In a recent interview conducted by France’s Loud TV , Skid Row guitarist Dave “Snake” Sabo and bassist Rachel Bolan at a recent stop on the band’s European tour. A few excerpts follow (transcribed by BLABBERMOUTH.NET).
On the direction of the band’s new material:
Snake: “We’ve been around for a long time. We started the band in 1986, so this is 32 years and everything always, it’s a cliché, but it’s true: Everything comes full circle. We started figuring out when we started the beginning of this trilogy that we were getting back to square one of why we started doing this in the first place. We found our original spirit again. It’s always been SKID ROW throughout our career, but everything sort of, seems to me anyway, comes full circle. Lyrically and musically and melodically — it just seems, I don’t know any other way to describe other than that it’s powerful. Everything is always from here [points to heart]. Not so much from here [points to head]. That’s been the basis of our band since we started it. We wanted to remain and always be true to who we are as individuals and as friends and as bandmembers. It’s really important that you maintain that integrity and character throughout your work. Something really gratifying where we’re at right now. I’m not sure what it is, but it’s something really, really gratifying and inspiring, too. It’s been a fun process. It’s been completely different, like Rachel had just said with gathering the material and writing the material, it’s been a different process and I think that’s fed a lot into pushing the process further and pushing ourselves further. It’s gratifying, is a way I would describe it.”
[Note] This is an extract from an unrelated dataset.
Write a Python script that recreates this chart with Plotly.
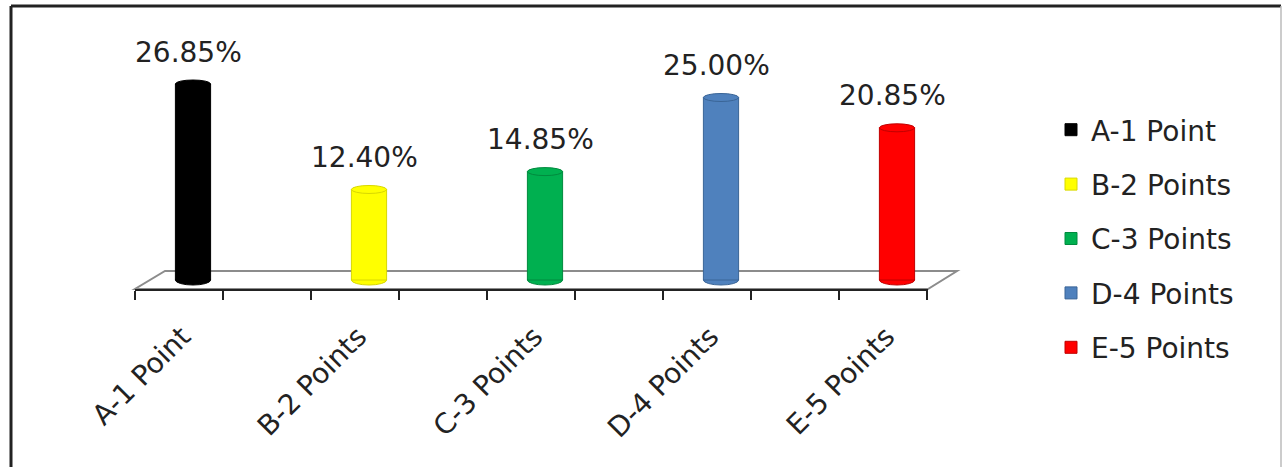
import plotly.graph_objects as go

# Chart data
categories = ["A-1 Point", "B-2 Points", "C-3 Points", "D-4 Points", "E-5 Points"]
percentages = [26.85, 12.40, 14.85, 25.00, 20.85]
colors = ["#000000", "#FFFF00", "#00B050", "#4F81BD", "#FF0000"]
edge_colors = ["#000000", "#D8D800", "#008A3E", "#3A6597", "#C00000"]

W, H = 1283, 467
# plot area in pixels
PL, PR, PT, PB = 135, 928, 20, 289
px_per_unit = 7.3
zero_px = 280


def px2paper(px, py):
    return (px - PL) / (PR - PL), (PB - py) / (PB - PT)


positions = list(range(len(categories)))
bar_w = 0.2

fig = go.Figure()

for i, (cat, val, col, ecol) in enumerate(zip(categories, percentages, colors, edge_colors)):
    fig.add_trace(go.Bar(
        x=[positions[i]], y=[val], name=cat, width=bar_w,
        marker=dict(color=col, line=dict(color=ecol, width=1)),
        legendgroup=cat, hoverinfo="skip",
    ))

shapes = []

# floor plane (parallelogram)
fl = [(135, 289), (928, 289), (957, 271), (165, 271)]
pts = [px2paper(*p) for p in fl]
path = "M " + " L ".join(f"{x},{y}" for x, y in pts) + " Z"
shapes.append(dict(type="path", xref="paper", yref="paper", path=path,
                   fillcolor="white", line=dict(color="#8c8c8c", width=2), layer="below"))

# rounded ends of the cylinders
for i, (val, col, ecol) in enumerate(zip(percentages, colors, edge_colors)):
    x0, x1 = positions[i] - bar_w / 2, positions[i] + bar_w / 2
    shapes.append(dict(type="circle", xref="x", yref="y", ysizemode="pixel",
                       yanchor=0, x0=x0, x1=x1, y0=-5, y1=5,
                       fillcolor=col, line=dict(color=ecol, width=1), layer="below"))
    shapes.append(dict(type="circle", xref="x", yref="y", ysizemode="pixel",
                       yanchor=val, x0=x0, x1=x1, y0=-4, y1=4,
                       fillcolor=col, line=dict(color=ecol, width=1), layer="above"))

# outer frame
lx, ty = px2paper(11, 6)
rx, by = px2paper(1281, 470)
shapes.append(dict(type="line", xref="paper", yref="paper", x0=lx, x1=lx, y0=by, y1=ty,
                   line=dict(color="#222222", width=3)))
shapes.append(dict(type="line", xref="paper", yref="paper", x0=lx, x1=rx, y0=ty, y1=ty,
                   line=dict(color="#222222", width=3)))
shapes.append(dict(type="line", xref="paper", yref="paper", x0=rx, x1=rx, y0=by, y1=ty,
                   line=dict(color="#bbbbbb", width=1.5)))

annotations = []
for i, val in enumerate(percentages):
    annotations.append(dict(x=positions[i], y=val, text=f"{val:.2f}%", showarrow=False,
                            xshift=-5, yshift=32,
                            font=dict(family="DejaVu Sans", size=28, color="#222222")))

y_lo = (zero_px - PB) / px_per_unit
y_hi = (zero_px - PT) / px_per_unit
x_lo = (PL - 193) / 176
x_hi = (PR - 193) / 176
minor_ticks = [x_lo + 0.5 * k for k in range(10)]
label_ticks = [p - 0.06 for p in positions]

fig.update_layout(
    width=W, height=H,
    margin=dict(l=PL, r=W - PR, t=PT, b=H - PB),
    paper_bgcolor="white", plot_bgcolor="rgba(0,0,0,0)",
    shapes=shapes, annotations=annotations,
    showlegend=True, barmode="overlay",
    legend=dict(x=px2paper(1051, 0)[0], xanchor="left", y=px2paper(0, 105)[1], yanchor="top",
                font=dict(family="DejaVu Sans", size=28, color="#222222"),
                tracegroupgap=15, bgcolor="rgba(0,0,0,0)", maxheight=420),
    xaxis=dict(range=[x_lo, x_hi], tickmode="array", tickvals=label_ticks, ticktext=categories,
               tickangle=-45, ticks="", ticklabelstandoff=18,
               tickfont=dict(family="DejaVu Sans", size=28, color="#222222"),
               showline=True, linecolor="#222222", linewidth=2, showgrid=False, zeroline=False,
               minor=dict(tickmode="array", tickvals=minor_ticks, ticks="outside", ticklen=9,
                          tickwidth=2, tickcolor="#222222", showgrid=False)),
    yaxis=dict(range=[y_lo, y_hi], visible=False, showgrid=False, zeroline=False),
)

fig.write_html("out.html")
On whether new singer ZP Theart (DRAGONFORCE, TANK, I AM I) has been involved in the songwriting process:
Snake: “He’s been helping, for sure. He’s contributed some stuff so far, like Rachel said, in the past, it’s been the two of us in a room working and stuff like that. So, we’re opening up the doors, so to speak and he certainly given us input to the songs so far. And that’s only going to continue and grow. Once we get back home and we have some time where we’re not touring and stuff like that and we can get in a room and everyone starts throwing the ideas around and whatnot, it will be much more of a contribution. The short answer is yes, he has.”
On Theart:
Snake: “Such a great amount of positivity to the band.”
Rachel: “Great energy.”
Snake: “He’s very much about the band, not about himself. It’s like ‘Okay, what can we do? Not how can I make my star shine brighter? What can we do? The five of us?’ That’s really been important. That’s been our mantra our whole lives.”
Rachel: “That’s what a band is supposed to be about. About the band. As ZP joined the band and good stuff started happening for the band, touring-wise, just the attention and reception. Now, we have labels coming to us. And it’s a really, really good feeling. People that we’ve known from the past and people that we have relationships with are, like, ‘All right, what’s going on there? We want to get in on this.’ It’s a great feeling to have people in your corner and we’re looking really forward once we make the decision which label we go to. We can’t wait. We can’t wait to get this record going. It’s going to be great. We’re psyched.”
On the constant calls for the band to reunite with former vocalist Sebastian Bach:
Rachel: “The only one that can put pressure on ourselves, is ourselves. If someone wants to complain about it and someone wants to post horrible things about it, don’t f*cking listen to us, man. There’s so much more music out there to listen to if you’re not happy. You know what? Do something with your life. Go out and do something. We’re very happy and we’re creative and this is it, man. If people got a problem with it, that’s exactly what it is: It’s their problem.”
Snake: “At the end of the day, that’s what matters the most. You have to be happy with what you do. This is our lives. It’s not a job; it’s our lives. Every day you go out there, you lay your heart out there, you lay your soul out there. You have to be happy and be able to look in the mirror and be able to look around that stage and say, ‘I don’t want to be anywhere else but onstage with those four other guys.’ And that’s what we have. That wasn’t always the case. So, but now it is. That’s all that matters is right here and right now. I don’t want to be traveling around the world in a bus with people I can’t stand. What’s the point? I’ll go flip burgers if [that makes me] happy.”